Toyota has driven yet another zero emissions automotive alternative onto Australian roads. The hydrogen-fuelled car.
Just days after the dominant player in local new vehicle sales confirmed it would have its first battery electric vehicle on-sale here by 2023, we’re driving a sleek sedan called the Mirai.
Rather than storing electricity in batteries to power its electric motor, the Mirai uses hydrogen gas to produce it onboard via a chemical reaction.
What’s not to like? Well unlike BEVs that can recharge anywhere the national electricity grid has a plug, there is virtually nowhere the Mirai can refuel in Australia.
Which explains why Toyota is importing just 20 Mirais for now as a test exercise. They’ll be handed out on three-year/60,000km leases costing $1750 per month, or $63,000 all-up. Then the cars will have to be handed back.
That total incudes hydrogen refuelling, while servicing will be a $2693 additional cost over three years.
The 20 new Toyota Mirai vehicles supersede 10 first-gen examples that were distributed to Melbourne councils in a 2018 trial.
What is it?
The Mirai is a five-seat four-door sedan about the size of Toyota’s ubiquitous Camry.
But underneath the handsome exterior and well-appointed interior is a drivetrain totally alien to most of us.
It stores hydrogen in three tanks which feed a fuel cell stack located up-front under the bonnet where an internal combustion petrol or diesel engine would sit in an orthodox car.
The 128kW fuel cell stack splits the hydrogen into electricity and drinkable water, sending the former to a 134kW/300Nm e-motor located on the rear axle while the latter is expelled onto the ground via an exhaust pipe.
Why is it important?
A small number of car manufacturers continue to bang the hydrogen drum. Hyundai has also recently rolled out a small fleet of Nexo fuel cell electric vehicles (or FCEVs) in Australia.
FCEVs can be refuelled in just a few minutes like petrol cars and have an equivalent range. The Mirai can travel about 650km between visits to the bowser. BEVs are getting better all the time, but they can’t match that double act.
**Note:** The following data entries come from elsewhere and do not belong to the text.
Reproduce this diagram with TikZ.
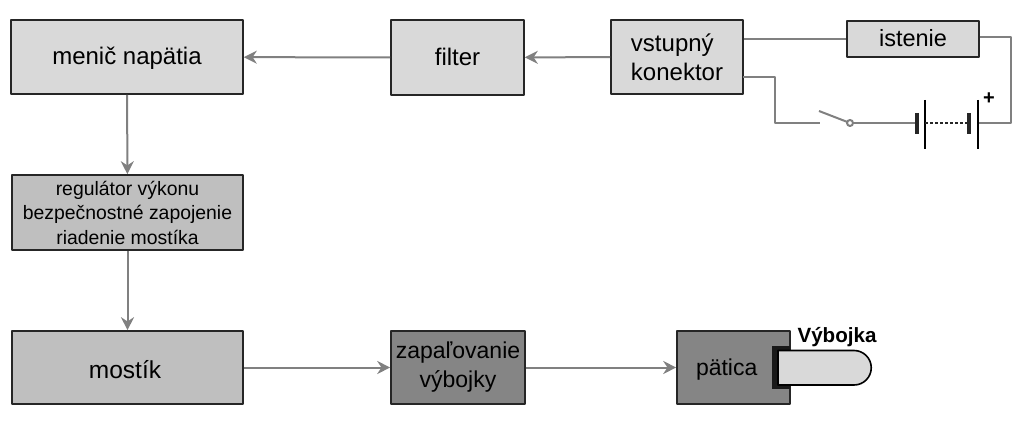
\documentclass[tikz,border=0pt]{standalone}
\usepackage{fontspec}
\setmainfont{Liberation Sans}
\usetikzlibrary{arrows.meta}
\definecolor{spoj}{gray}{0.5}
\definecolor{svetla}{gray}{0.85}
\definecolor{stredna}{gray}{0.75}
\definecolor{tmava}{gray}{0.52}
\tikzset{
  blok/.style={draw=black!85, line width=1.6pt, align=center, inner sep=0pt, font=\fontsize{24}{29}\selectfont},
  riadok/.style={text height=20pt, text depth=4pt},
  spojka/.style={draw=spoj, line width=2pt},
  sipka/.style={spojka, -{Stealth[length=13pt,width=13pt]}},
}
\begin{document}
\begin{tikzpicture}[x=1pt, y=-1pt, line join=round]
\useasboundingbox (0,0) rectangle (1024,427);
% Bloky
\node[blok, riadok, fill=svetla, minimum width=232pt, minimum height=74pt] (menic) at (127,57) {menič napätia};
\node[blok, riadok, fill=svetla, minimum width=133pt, minimum height=75pt] (filter) at (457.5,57.5) {filter};
\node[blok, fill=svetla, minimum width=132pt, minimum height=74pt, align=left] (konektor) at (677,57) {vstupný\\konektor};
\node[blok, riadok, fill=svetla, minimum width=132pt, minimum height=36pt, font=\fontsize{23.5}{25}\selectfont] (istenie) at (913,39) {istenie};
\node[blok, fill=stredna, minimum width=231pt, minimum height=75pt, font=\fontsize{19.4}{24.5}\selectfont] (regulator) at (127.5,212.5) {regulátor výkonu\\bezpečnostné zapojenie\\riadenie mostíka};
\node[blok, riadok, fill=stredna, minimum width=231pt, minimum height=73pt, font=\fontsize{24.5}{27}\selectfont] (mostik) at (127.5,367.5) {\hspace*{-5pt}\raisebox{-3pt}{mostík}};
\node[blok, fill=tmava, minimum width=134pt, minimum height=73pt, font=\fontsize{23}{29}\selectfont] (zapal) at (458,367.5) {\raisebox{-2pt}{zapaľovanie}\\\raisebox{-2pt}{výbojky}};
\node[blok, riadok, fill=tmava, minimum width=113pt, minimum height=73pt, text=black, font=\fontsize{23}{27}\selectfont, text width=113pt, align=left] (patica) at (733.5,367.5) {\hspace*{19pt}pätica};
% Vybojka
\fill[black!90] (772,346) rectangle (790,389);
\draw[fill=svetla, line width=1.6pt] (778,350.5) -- (854,350.5) arc[start angle=-90, end angle=90, radius=17.25] -- (778,385) -- cycle;
\node[font=\bfseries\fontsize{20.6}{24}\selectfont] (vybojka) at (837,337) {Výbojka};
% Sipky
\draw[sipka] (konektor) -- (filter);
\draw[sipka] (filter) -- (menic);
\draw[sipka] (menic) -- (regulator);
\draw[sipka] (regulator) -- (mostik);
\draw[sipka] (mostik) -- (zapal);
\draw[sipka] (zapal) -- (patica);
% Spinac a baterie
\coordinate (S1) at (820,123);
\coordinate (S2) at (850,123);
\coordinate (B1) at (916,123);
\coordinate (B2) at (925,123);
\coordinate (B3) at (969,123);
\coordinate (B4) at (978,123);
\draw[spojka] (konektor.east |- istenie.west) -- (istenie.west);
\draw[spojka] (743,77) -| (775,123) -- (S1);
\draw[spojka] (819,111) -- (S2);
\draw[spojka, fill=white] (S2) circle(3);
\draw[spojka] (853,123) -- (B1);
\draw[spojka] (istenie.east |- 0,37) -| (1011,123) -- (B4);
\draw[line width=3.5pt, black!85] (917,113) -- (917,134);
\draw[line width=1.6pt] (925,100) -- (925,149);
\draw[line width=2pt, dash pattern=on 3pt off 2pt, black!85] (B2) -- (B3);
\draw[line width=3.5pt, black!85] (969,113) -- (969,134);
\draw[line width=1.6pt] (978,100) -- (978,149);
\node[font=\bfseries\fontsize{20}{24}\selectfont] (plus) at (989,99) {+};
\end{tikzpicture}
\end{document}
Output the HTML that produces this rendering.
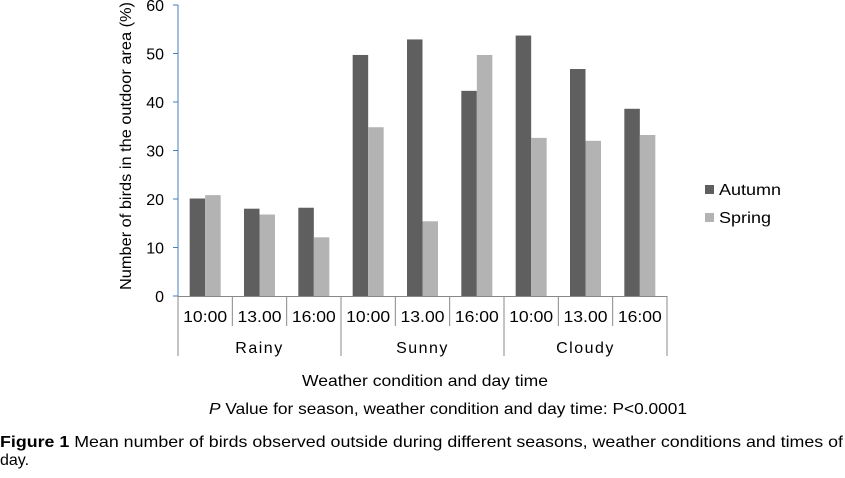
<!DOCTYPE html>
<html><head><meta charset="utf-8"><style>
body{margin:0;background:#fff;width:845px;height:473px;overflow:hidden;font-family:"Liberation Sans",Arial,sans-serif}
svg text{font-family:"Liberation Sans",Arial,sans-serif;fill:#000}
</style></head><body>
<svg width="845" height="473">
<g id="plot"></g>
<text x="0" y="0" font-size="16" text-anchor="middle" textLength="288" lengthAdjust="spacingAndGlyphs" transform="translate(131,146) rotate(-90)">Number of birds in the outdoor area (%)</text>
<text x="425" y="386" font-size="16" text-anchor="middle" textLength="246" lengthAdjust="spacingAndGlyphs">Weather condition and day time</text>
<text x="448" y="414" font-size="16" text-anchor="middle" textLength="478" lengthAdjust="spacingAndGlyphs"><tspan font-style="italic">P</tspan> Value for season, weather condition and day time: P&lt;0.0001</text>
<text x="0" y="447" font-size="16" textLength="843" lengthAdjust="spacingAndGlyphs"><tspan font-weight="bold">Figure 1</tspan> Mean number of birds observed outside during different seasons, weather conditions and times of</text>
<text x="0" y="465" font-size="16">day.</text>
<rect x="705" y="185" width="9" height="9" fill="#5f5f5f"/>
<text x="719" y="195" font-size="16" textLength="62" lengthAdjust="spacingAndGlyphs">Autumn</text>
<rect x="705" y="213" width="9" height="9" fill="#b3b3b3"/>
<text x="719" y="223" font-size="16" textLength="52" lengthAdjust="spacingAndGlyphs">Spring</text>
</svg>
<script>
const times=["10:00","13.00","16:00","10:00","13.00","16:00","10:00","13.00","16:00"];
const groups=["Rainy","Sunny","Cloudy"];
const autumn=[20.1,18.0,18.2,49.7,52.9,42.3,53.7,46.8,38.6];
const spring=[20.8,16.8,12.1,34.8,15.4,49.7,32.6,32.0,33.2];
const yTicks=[0,10,20,30,40,50,60];
const NS="http://www.w3.org/2000/svg";
const g=document.getElementById('plot');
const x0=178,x1=667,y0=296,yTop=5,yMax=60;
const cw=(x1-x0)/times.length;
const yS=v=>y0-(v/yMax)*(y0-yTop);
const xS=i=>x0+i*cw;
function mk(t,a){const e=document.createElementNS(NS,t);for(const k in a)e.setAttribute(k,a[k]);g.appendChild(e);return e;}
const bw=15.5;
autumn.forEach((v,i)=>{const r=mk('rect',{x:xS(i)+cw/2-bw,y:yS(v),width:bw,height:y0-yS(v),fill:'#5f5f5f'});

});
spring.forEach((v,i)=>{const r=mk('rect',{x:xS(i)+cw/2,y:yS(v),width:bw,height:y0-yS(v),fill:'#b3b3b3'});

});
const ya=mk('line',{x1:x0,y1:yTop,x2:x0,y2:y0,stroke:'#4a7ebb','stroke-width':1});


yTicks.forEach(t=>{mk('line',{x1:x0-5,y1:yS(t),x2:x0,y2:yS(t),stroke:'#4a7ebb'});
const tx=mk('text',{x:x0-14,y:yS(t)+6,'font-size':16,'text-anchor':'end'});tx.textContent=t;

});
const xa=mk('line',{x1:x0,y1:y0+0.5,x2:x1,y2:y0+0.5,stroke:'#888'});


for(let i=0;i<=times.length;i++){const big=i%3===0;mk('line',{x1:xS(i),y1:y0,x2:xS(i),y2:big?356:326,stroke:'#888'});}
times.forEach((t,i)=>{const tx=mk('text',{x:xS(i)+cw/2,y:322,'font-size':16,'text-anchor':'middle',textLength:44,lengthAdjust:'spacingAndGlyphs'});tx.textContent=t;

});
groups.forEach((t,i)=>{const tx=mk('text',{x:xS(i*3)+cw*1.5,y:353,'font-size':16,'text-anchor':'middle','letter-spacing':'1.5'});tx.textContent=t;

});
</script>
</body></html>
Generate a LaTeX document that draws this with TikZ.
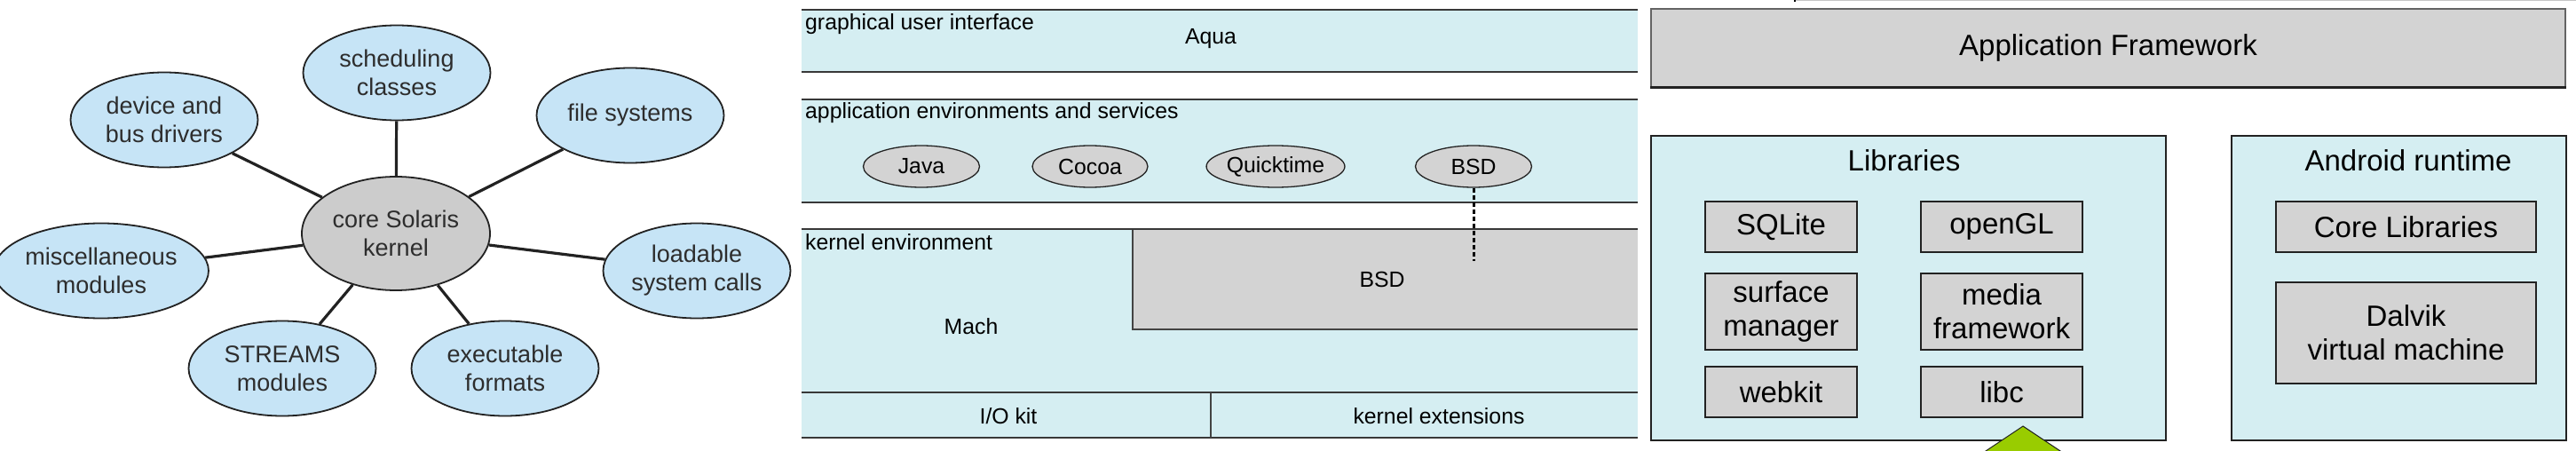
\documentclass[tikz,border=0pt]{standalone}
\usepackage{fontspec}
\setmainfont{Liberation Sans}
\usetikzlibrary{shapes.geometric}
\definecolor{cyanfill}{RGB}{213,238,242}
\definecolor{boxgrey}{RGB}{211,211,211}
\definecolor{solblue}{RGB}{198,228,246}
\definecolor{solgrey}{RGB}{204,204,204}
\definecolor{tri}{RGB}{153,204,0}
\definecolor{ink}{RGB}{34,34,34}
\definecolor{soltext}{RGB}{45,45,45}
\begin{document}
\begin{tikzpicture}[x=1pt,y=-1pt,
  solnode/.style={ellipse, draw=ink, line width=1.8pt, fill=solblue,
    minimum width=211pt, minimum height=107pt, inner sep=0pt, align=center,
    font=\fontsize{27}{32}\selectfont, text=soltext},
  solcore/.style={solnode, fill=solgrey, minimum width=212pt, minimum height=128pt},
  spoke/.style={line width=3.2pt, draw=ink},
  macfont/.style={font=\fontsize{24.8}{29}\selectfont, inner sep=0pt},
  macell/.style={ellipse, draw=ink, line width=1.3pt, fill=boxgrey,
    minimum height=47pt, macfont},
  bandline/.style={line width=2pt, draw=ink!90},
  thinline/.style={line width=1.5pt, draw=ink!85},
  dashline/.style={line width=3pt, draw=black, dash pattern=on 5pt off 3pt},
  anfont/.style={font=\fontsize{33}{38}\selectfont},
  anouter/.style={rectangle, draw=ink, line width=2pt, fill=cyanfill, inner sep=0pt},
  anbox/.style={rectangle, draw=ink, line width=2pt, fill=boxgrey, inner sep=0pt,
    align=center, anfont},
]
\useasboundingbox (0,0) rectangle (2902,508);
\fill[white] (0,0) rectangle (2902,508);

% ---------------- Solaris ----------------
\node[solcore] (core) at (446,263) {core Solaris\\kernel};
\node[solnode] (sched) at (447,82) {scheduling\\classes};
\node[solnode] (dev) at (185,135) {device and\\bus drivers};
\node[solnode] (fs) at (710,130) {file systems};
\node[solnode] (misc) at (114,305) {miscellaneous\\modules};
\node[solnode] (load) at (785,305) {loadable\\system calls};
\node[solnode] (streams) at (318,415) {STREAMS\\modules};
\node[solnode] (exec) at (569,415) {executable\\formats};
\foreach \n in {sched,dev,fs,misc,load,streams,exec}
  \draw[spoke] (core) -- (\n);

% ---------------- Mac OS X ----------------
\fill[cyanfill] (903,11) rectangle (1845,81);
\fill[cyanfill] (903,112) rectangle (1845,228);
\fill[cyanfill] (903,258) rectangle (1845,493);
\fill[boxgrey] (1276,258) rectangle (1845,371);
\draw[thinline] (1276,258) -- (1276,371) -- (1845,371);
\foreach \yy in {11,81,112,228,258,442,493}
  \draw[bandline] (903,\yy) -- (1845,\yy);
\draw[thinline] (1364,442) -- (1364,493);

\node[macfont, anchor=base west] (gui) at (907,34) {graphical user interface};
\node[macfont, anchor=base] (aqua) at (1364,50) {Aqua};
\node[macfont, anchor=base west] (appenv) at (907,134) {application environments and services};
\node[macell, minimum width=131pt] (java) at (1038,187.5) {Java};
\node[macell, minimum width=130pt] (cocoa) at (1228,187.5) {Cocoa};
\node[macell, minimum width=148pt] (qt) at (1437,187.5) {Quicktime};
\node[macell, minimum width=131pt] (bsdE) at (1660,187.5) {BSD};
\coordinate (dashend) at (1660,294);
\draw[dashline] (bsdE.south) -- (dashend);
\node[macfont, anchor=base west] (kenv) at (907,281) {kernel environment};
\node[macfont, anchor=base] (mach) at (1094,376) {Mach};
\node[macfont, anchor=base] (bsdK) at (1557,323) {BSD};
\node[macfont, anchor=base] (iokit) at (1136,477) {I/O kit};
\node[macfont, anchor=base] (kext) at (1621,477) {kernel extensions};

% ---------------- Android ----------------
\draw[line width=2pt, draw=gray!45] (2022,0.5) -- (2902,0.5);
\draw[line width=2pt, draw=black] (2022,0) -- (2022,2.5);
\node[anbox, draw=ink!70, line width=1.5pt, minimum width=1030pt, minimum height=88pt] (af) at (2375,54) {Application Framework};
\draw[line width=3pt, draw=ink] (af.south west) -- (af.south east);

\node[anouter, minimum width=580pt, minimum height=343pt] (libs) at (2150,324.5) {};
\node[anfont, anchor=base, inner sep=0pt] (libsT) at (2145,193) {Libraries};
\node[anouter, minimum width=377pt, minimum height=343pt] (art) at (2702.5,324.5) {};
\node[anfont, anchor=base, inner sep=0pt] (artT) at (2713,193) {Android runtime};

\node[anbox, minimum width=171pt, minimum height=57pt] (sqlite) at (2006.5,255.5) {SQLite};
\node[anbox, minimum width=182pt, minimum height=57pt] (opengl) at (2255,255.5) {openGL};
\node[anbox, minimum width=171pt, minimum height=86pt] (surf) at (2006.5,351) {surface\\manager};
\node[anbox, minimum width=182pt, minimum height=86pt] (media) at (2255,351) {media\\framework};
\node[anbox, minimum width=171pt, minimum height=57pt] (webkit) at (2006.5,441.5) {webkit};
\node[anbox, minimum width=182pt, minimum height=57pt] (libc) at (2255,441.5) {libc};
\node[anbox, minimum width=293pt, minimum height=57pt] (corelib) at (2710.5,255.5) {Core Libraries};
\node[anbox, minimum width=293pt, minimum height=114pt] (dalvik) at (2710.5,375) {Dalvik\\virtual machine};

\filldraw[fill=tri, draw=ink, line width=1pt] (2279,480) -- (2234,510) -- (2324,510) -- cycle;
\end{tikzpicture}
\end{document}
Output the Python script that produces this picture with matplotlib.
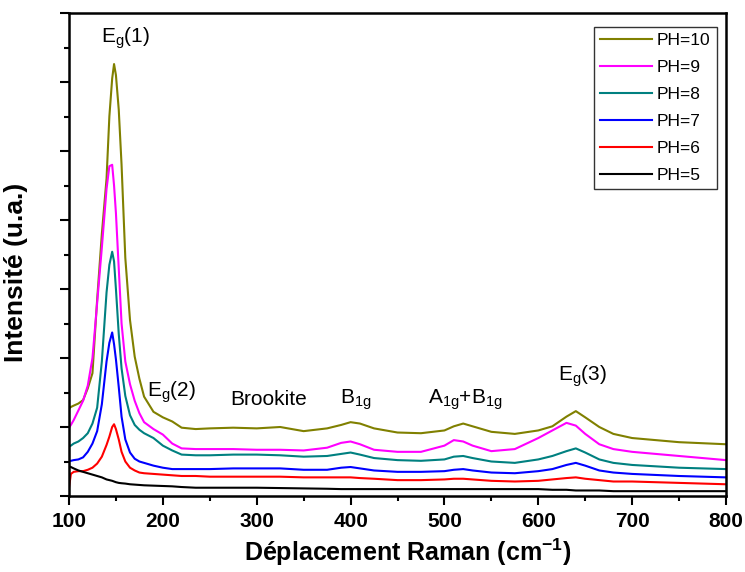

Australia is a country with an abundant supply of hydrogen and that’s a strong argument in the Mirai’s favour. But the lack of refuelling stations is a huge impediment. They are appearing – Toyota just opened one in Melbourne this year – but very slowly.
Toyota optimistically says it could be selling Mirais through its dealers to private customers in two to three years, but that’s wholly dependent on the emergence of a refuelling network.
What does the Toyota Mirai get?
The Mirai is decently equipped, just like you would expect a $60K car to be. It comes standard with synthetic leather trim, an 8.0-inch digital instrument display, 14-speaker JBL audio, dual-zone climate control and a 12.3-inch touch-screen that incorporates satellite navigation, Bluetooth connectivity and Apple CarPlay and Android Auto compatibility.
Safety features include a pre-collision system with day/night pedestrian and day cyclist detection, emergency steering assist, lane trace assist, lane departure alert, intersection turn assist, road sign assist (certain speed signs), auto high beam and adaptive cruise control.
In addition to this, it is also fitted with blind spot monitor and rear cross traffic alert, parking support brake, seven airbags and a panoramic view monitor to aid parking.
What do we like?
A short urban drive established the Mirai has the typical characteristics of a vehicle powered by an electric motor. It has strong initial response from standstill and when looking for overtaking urge from low-speed.
It is also very quiet, reflecting both its drivetrain and Toyota’s desire to make this a car with a premium ambience. A soft-edged suspension tune also delivers a limo-like character.
Sitting in the Mirai it seems a little bit special, with comfortable seating, a high level of appointments and tech gizmos including the panoramic touchscreen on the dash. There is a touch of Toyota’s luxury brand Lexus about it.
What we don’t like
Because of the three hydrogen tanks under the floor the Mirai has only a small 272 litre boot without a split-fold function. I wouldn’t want to sit in the middle rear seat because the tanks also compromise legroom.
The steering wheel does not adjust for reach, which means some drivers may struggle to get entirely comfortable.
Buy it or not?
Well, for almost all of us that is a moot point because the Mirai simply isn’t available.
But the important point Mirai makes is FCEV technology is mature. Sadly, as we have already pointed out several time, the refuelling network in Australia isn’t.
Until that is addressed the Mirai remain an appealing curiosity.